Problem to work on: Transcribe all of the material below word for word and leave out its pictures.

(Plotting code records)
========================================
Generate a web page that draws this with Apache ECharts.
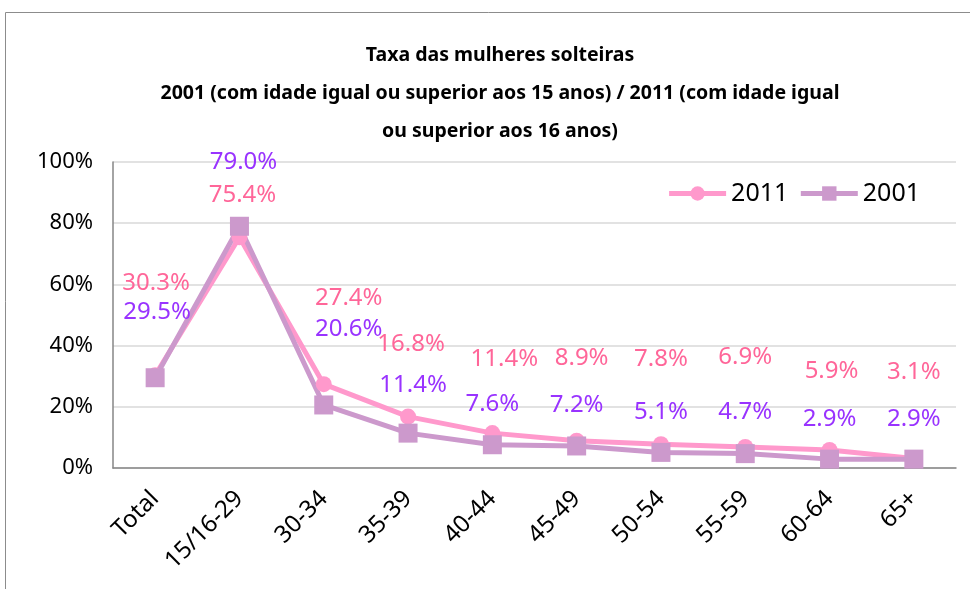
<!DOCTYPE html>
<html>
<head>
<meta charset="utf-8">
<script src="https://cdn.jsdelivr.net/npm/echarts@6/dist/echarts.min.js"></script>
<style>
  html, body { margin: 0; padding: 0; background: #fff; }
  #chart { width: 970px; height: 589px; }
</style>
</head>
<body>
<div id="chart"></div>
<script>
const categories = ['Total', '15/16-29', '30-34', '35-39', '40-44', '45-49', '50-54', '55-59', '60-64', '65+'];
const values2011 = [0.303, 0.754, 0.274, 0.168, 0.114, 0.089, 0.078, 0.069, 0.059, 0.031];
const values2001 = [0.295, 0.790, 0.206, 0.114, 0.076, 0.072, 0.051, 0.047, 0.029, 0.029];
const yTicks = [0, 0.2, 0.4, 0.6, 0.8, 1];

// label placement relative to the point [dx, dy] in px (hand-placed in the original)
const labelShift2011 = [[1, -92], [3, -42], [25, -86], [3, -72], [12, -74], [5, -83], [0, -85], [0, -90], [2, -79], [0, -86]];
const labelShift2001 = [[2, -66], [4, -64], [25, -76], [5, -48], [0, -41], [0, -41], [0, -40], [0, -41], [0, -40], [0, -40]];

const font = '"Noto Sans", sans-serif';
const pct = v => (v * 100).toFixed(1) + '%';

function withLabels(vals, shifts) {
  return vals.map((v, i) => ({ value: v, label: { offset: shifts[i] } }));
}

const chart = echarts.init(document.getElementById('chart'));
chart.setOption({
  animation: false,
  textStyle: { fontFamily: font },
  title: {
    text: 'Taxa das mulheres solteiras\n2001 (com idade igual ou superior aos 15 anos) / 2011 (com idade igual\nou superior aos 16 anos)',
    left: 495,
    textAlign: 'center',
    top: 31,
    textStyle: { fontSize: 19.5, fontWeight: 'bold', color: '#000', lineHeight: 38, fontFamily: font }
  },
  graphic: [{
    type: 'rect',
    shape: { x: 5.5, y: 12.5, width: 1000, height: 700 },
    style: { fill: null, stroke: '#8c8c8c', lineWidth: 1 },
    silent: true
  }],
  legend: {
    right: 45,
    top: 176,
    itemWidth: 57,
    itemHeight: 18,
    itemGap: 10,
    lineStyle: { width: 5 },
    textStyle: { fontSize: 25, color: '#000', fontFamily: font },
    data: ['2011', '2001']
  },
  grid: { left: 113, right: 14, top: 162, bottom: 121 },
  xAxis: {
    type: 'category',
    data: categories,
    axisLine: { lineStyle: { color: '#868686', width: 1.5 } },
    axisTick: { show: false },
    axisLabel: { rotate: 45, fontSize: 24, color: '#000', margin: 27 }
  },
  yAxis: {
    type: 'value',
    min: yTicks[0],
    max: yTicks[yTicks.length - 1],
    interval: 0.2,
    axisLine: { show: true, lineStyle: { color: '#868686', width: 1.5 } },
    axisTick: { show: false },
    splitLine: { lineStyle: { color: '#d9d9d9', width: 1.5 } },
    axisLabel: { fontSize: 22, color: '#000', margin: 20, formatter: v => Math.round(v * 100) + '%' }
  },
  series: [
    {
      name: '2011',
      type: 'line',
      data: withLabels(values2011, labelShift2011),
      symbol: 'circle',
      symbolSize: 16,
      itemStyle: { color: '#ff99cc' },
      lineStyle: { color: '#ff99cc', width: 5 },
      label: {
        show: true, position: 'inside', fontSize: 24, color: '#ff6699',
        formatter: p => pct(p.value)
      }
    },
    {
      name: '2001',
      type: 'line',
      data: withLabels(values2001, labelShift2001),
      symbol: 'rect',
      symbolSize: 19,
      itemStyle: { color: '#cc99cc' },
      lineStyle: { color: '#cc99cc', width: 5 },
      label: {
        show: true, position: 'inside', fontSize: 24, color: '#9933ff',
        formatter: p => pct(p.value)
      }
    }
  ]
});
</script>
</body>
</html>
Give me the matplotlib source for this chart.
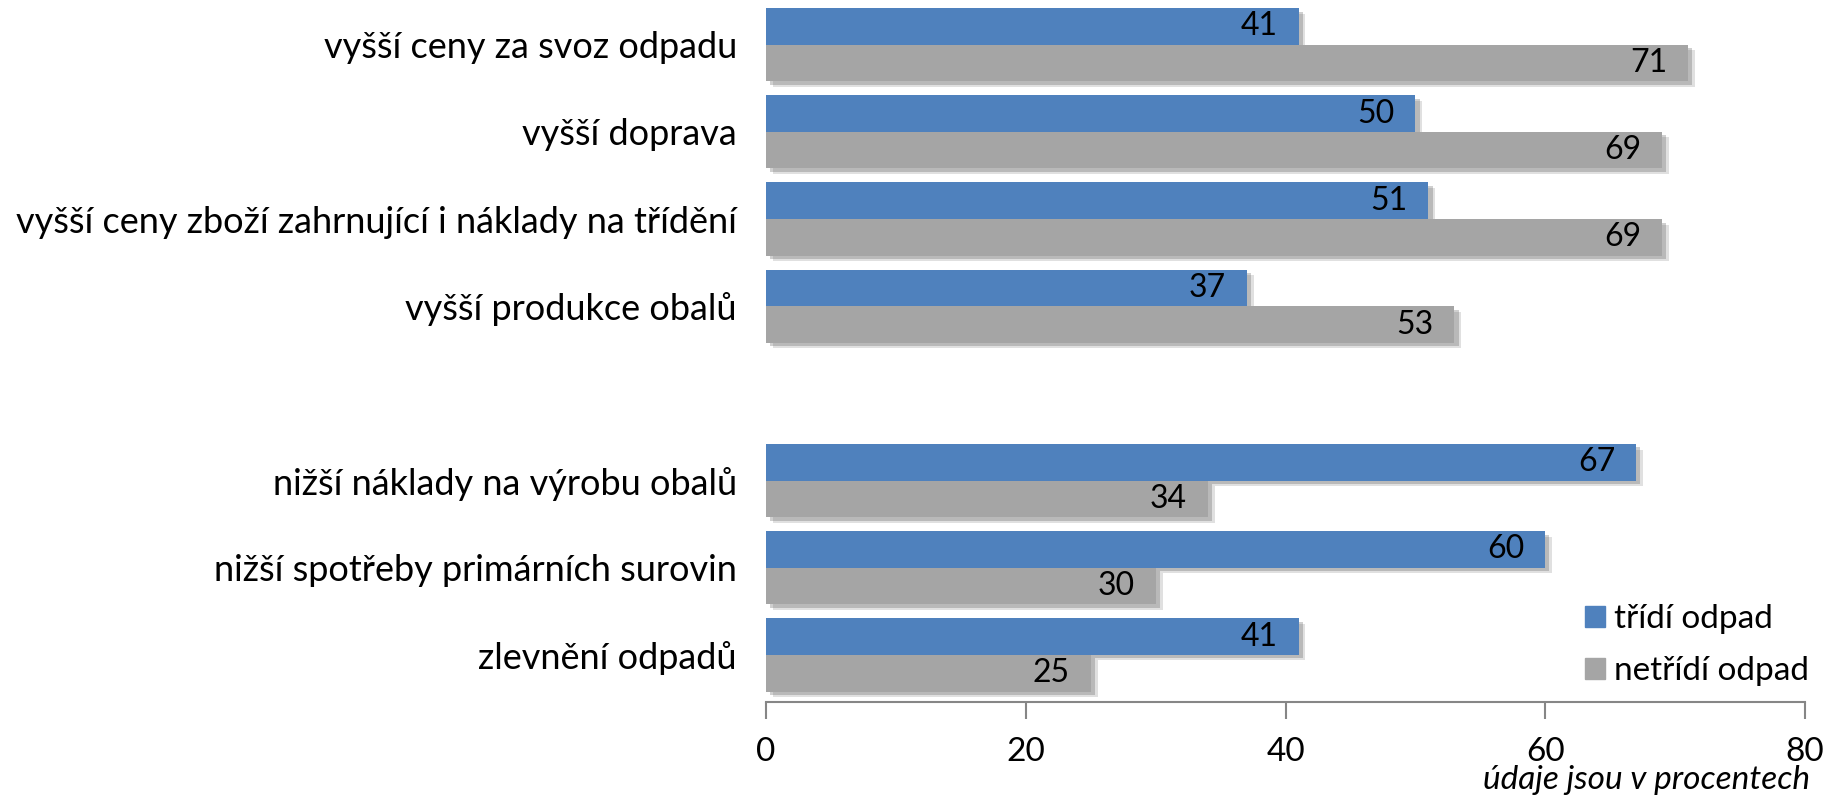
import numpy as np
import matplotlib
matplotlib.use("Agg")
import matplotlib.pyplot as plt
from matplotlib import patheffects as pe
from matplotlib.patches import Patch

plt.rcParams["font.family"] = ["Lato", "DejaVu Sans"]

categories = [
    "vyšší ceny za svoz odpadu",
    "vyšší doprava",
    "vyšší ceny zboží zahrnující i náklady na třídění",
    "vyšší produkce obalů",
    "",
    "nižší náklady na výrobu obalů",
    "nižší spotřeby primárních surovin",
    "zlevnění odpadů",
]
tridi = [41, 50, 51, 37, np.nan, 67, 60, 41]
netridi = [71, 69, 69, 53, np.nan, 34, 30, 25]
series_names = ["třídí odpad", "netřídí odpad"]
xticks = [0, 20, 40, 60, 80]

BLUE = "#4F81BD"
GRAY = "#A5A5A5"
AXC = "#868686"

fig = plt.figure(figsize=(18.34, 8.01), dpi=100)
ax = fig.add_axes([0.4177, 0.1236, 0.5665, 0.875])

y = np.arange(len(categories))
h = 0.42
shadow = [pe.SimplePatchShadow(offset=(5, -4), shadow_rgbFace="#555555", alpha=0.18),
          pe.SimplePatchShadow(offset=(3, -2.5), shadow_rgbFace="#555555", alpha=0.28),
          pe.Normal()]

b1 = ax.barh(y - h / 2, tridi, height=h, color=BLUE, zorder=2)
b2 = ax.barh(y + h / 2, netridi, height=h, color=GRAY, zorder=3)
for b in list(b1) + list(b2):
    b.set_path_effects(shadow)

# value labels inside the bar ends
for bars, vals in ((b1, tridi), (b2, netridi)):
    for bar, v in zip(bars, vals):
        if np.isnan(v):
            continue
        ax.text(v - 1.6, bar.get_y() + bar.get_height() / 2, f"{v:.0f}",
                ha="right", va="center", fontsize=23, color="black", zorder=5)

ax.set_xlim(0, 80)
ax.set_ylim(len(categories) - 0.46, -0.5)
ax.set_yticks(y)
ax.set_yticklabels(categories, fontsize=26)
ax.tick_params(axis="y", length=0, pad=21)
ax.set_xticks(xticks)
ax.tick_params(axis="x", direction="out", length=12, width=1.5, color=AXC,
               labelsize=24, pad=13)
for s in ("top", "right", "left"):
    ax.spines[s].set_visible(False)
ax.spines["bottom"].set_color(AXC)
ax.spines["bottom"].set_linewidth(1.5)

handles = [Patch(color=BLUE), Patch(color=GRAY)]
ax.legend(handles, series_names, loc="upper left", bbox_to_anchor=(0.848, 0.283),
          bbox_transform=fig.transFigure, frameon=False, fontsize=24,
          handlelength=0.6, handleheight=0.6, handletextpad=0.25, labelspacing=0.66)

fig.text(0.987, 0.026, "údaje jsou v procentech", ha="right", va="center",
         fontsize=24, style="italic")

fig.savefig("out.png", dpi=100, facecolor="white")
========================================
Result for this task:
Generate a web page that draws this with Apache ECharts.
<!DOCTYPE html>
<html>
<head>
<meta charset="utf-8">
<script src="https://cdn.jsdelivr.net/npm/echarts@6/dist/echarts.min.js"></script>
<style>
  html, body { margin: 0; padding: 0; background: #fff; }
  #chart { width: 970px; height: 589px; }
</style>
</head>
<body>
<div id="chart"></div>
<script>
const categories = ['Total', '15/16-29', '30-34', '35-39', '40-44', '45-49', '50-54', '55-59', '60-64', '65+'];
const values2011 = [0.303, 0.754, 0.274, 0.168, 0.114, 0.089, 0.078, 0.069, 0.059, 0.031];
const values2001 = [0.295, 0.790, 0.206, 0.114, 0.076, 0.072, 0.051, 0.047, 0.029, 0.029];
const yTicks = [0, 0.2, 0.4, 0.6, 0.8, 1];

// label placement relative to the point [dx, dy] in px (hand-placed in the original)
const labelShift2011 = [[1, -92], [3, -42], [25, -86], [3, -72], [12, -74], [5, -83], [0, -85], [0, -90], [2, -79], [0, -86]];
const labelShift2001 = [[2, -66], [4, -64], [25, -76], [5, -48], [0, -41], [0, -41], [0, -40], [0, -41], [0, -40], [0, -40]];

const font = '"Noto Sans", sans-serif';
const pct = v => (v * 100).toFixed(1) + '%';

function withLabels(vals, shifts) {
  return vals.map((v, i) => ({ value: v, label: { offset: shifts[i] } }));
}

const chart = echarts.init(document.getElementById('chart'));
chart.setOption({
  animation: false,
  textStyle: { fontFamily: font },
  title: {
    text: 'Taxa das mulheres solteiras\n2001 (com idade igual ou superior aos 15 anos) / 2011 (com idade igual\nou superior aos 16 anos)',
    left: 495,
    textAlign: 'center',
    top: 31,
    textStyle: { fontSize: 19.5, fontWeight: 'bold', color: '#000', lineHeight: 38, fontFamily: font }
  },
  graphic: [{
    type: 'rect',
    shape: { x: 5.5, y: 12.5, width: 1000, height: 700 },
    style: { fill: null, stroke: '#8c8c8c', lineWidth: 1 },
    silent: true
  }],
  legend: {
    right: 45,
    top: 176,
    itemWidth: 57,
    itemHeight: 18,
    itemGap: 10,
    lineStyle: { width: 5 },
    textStyle: { fontSize: 25, color: '#000', fontFamily: font },
    data: ['2011', '2001']
  },
  grid: { left: 113, right: 14, top: 162, bottom: 121 },
  xAxis: {
    type: 'category',
    data: categories,
    axisLine: { lineStyle: { color: '#868686', width: 1.5 } },
    axisTick: { show: false },
    axisLabel: { rotate: 45, fontSize: 24, color: '#000', margin: 27 }
  },
  yAxis: {
    type: 'value',
    min: yTicks[0],
    max: yTicks[yTicks.length - 1],
    interval: 0.2,
    axisLine: { show: true, lineStyle: { color: '#868686', width: 1.5 } },
    axisTick: { show: false },
    splitLine: { lineStyle: { color: '#d9d9d9', width: 1.5 } },
    axisLabel: { fontSize: 22, color: '#000', margin: 20, formatter: v => Math.round(v * 100) + '%' }
  },
  series: [
    {
      name: '2011',
      type: 'line',
      data: withLabels(values2011, labelShift2011),
      symbol: 'circle',
      symbolSize: 16,
      itemStyle: { color: '#ff99cc' },
      lineStyle: { color: '#ff99cc', width: 5 },
      label: {
        show: true, position: 'inside', fontSize: 24, color: '#ff6699',
        formatter: p => pct(p.value)
      }
    },
    {
      name: '2001',
      type: 'line',
      data: withLabels(values2001, labelShift2001),
      symbol: 'rect',
      symbolSize: 19,
      itemStyle: { color: '#cc99cc' },
      lineStyle: { color: '#cc99cc', width: 5 },
      label: {
        show: true, position: 'inside', fontSize: 24, color: '#9933ff',
        formatter: p => pct(p.value)
      }
    }
  ]
});
</script>
</body>
</html>
Give me the matplotlib source for this chart.
import numpy as np
import matplotlib
matplotlib.use("Agg")
import matplotlib.pyplot as plt
from matplotlib import patheffects as pe
from matplotlib.patches import Patch

plt.rcParams["font.family"] = ["Lato", "DejaVu Sans"]

categories = [
    "vyšší ceny za svoz odpadu",
    "vyšší doprava",
    "vyšší ceny zboží zahrnující i náklady na třídění",
    "vyšší produkce obalů",
    "",
    "nižší náklady na výrobu obalů",
    "nižší spotřeby primárních surovin",
    "zlevnění odpadů",
]
tridi = [41, 50, 51, 37, np.nan, 67, 60, 41]
netridi = [71, 69, 69, 53, np.nan, 34, 30, 25]
series_names = ["třídí odpad", "netřídí odpad"]
xticks = [0, 20, 40, 60, 80]

BLUE = "#4F81BD"
GRAY = "#A5A5A5"
AXC = "#868686"

fig = plt.figure(figsize=(18.34, 8.01), dpi=100)
ax = fig.add_axes([0.4177, 0.1236, 0.5665, 0.875])

y = np.arange(len(categories))
h = 0.42
shadow = [pe.SimplePatchShadow(offset=(5, -4), shadow_rgbFace="#555555", alpha=0.18),
          pe.SimplePatchShadow(offset=(3, -2.5), shadow_rgbFace="#555555", alpha=0.28),
          pe.Normal()]

b1 = ax.barh(y - h / 2, tridi, height=h, color=BLUE, zorder=2)
b2 = ax.barh(y + h / 2, netridi, height=h, color=GRAY, zorder=3)
for b in list(b1) + list(b2):
    b.set_path_effects(shadow)

# value labels inside the bar ends
for bars, vals in ((b1, tridi), (b2, netridi)):
    for bar, v in zip(bars, vals):
        if np.isnan(v):
            continue
        ax.text(v - 1.6, bar.get_y() + bar.get_height() / 2, f"{v:.0f}",
                ha="right", va="center", fontsize=23, color="black", zorder=5)

ax.set_xlim(0, 80)
ax.set_ylim(len(categories) - 0.46, -0.5)
ax.set_yticks(y)
ax.set_yticklabels(categories, fontsize=26)
ax.tick_params(axis="y", length=0, pad=21)
ax.set_xticks(xticks)
ax.tick_params(axis="x", direction="out", length=12, width=1.5, color=AXC,
               labelsize=24, pad=13)
for s in ("top", "right", "left"):
    ax.spines[s].set_visible(False)
ax.spines["bottom"].set_color(AXC)
ax.spines["bottom"].set_linewidth(1.5)

handles = [Patch(color=BLUE), Patch(color=GRAY)]
ax.legend(handles, series_names, loc="upper left", bbox_to_anchor=(0.848, 0.283),
          bbox_transform=fig.transFigure, frameon=False, fontsize=24,
          handlelength=0.6, handleheight=0.6, handletextpad=0.25, labelspacing=0.66)

fig.text(0.987, 0.026, "údaje jsou v procentech", ha="right", va="center",
         fontsize=24, style="italic")

fig.savefig("out.png", dpi=100, facecolor="white")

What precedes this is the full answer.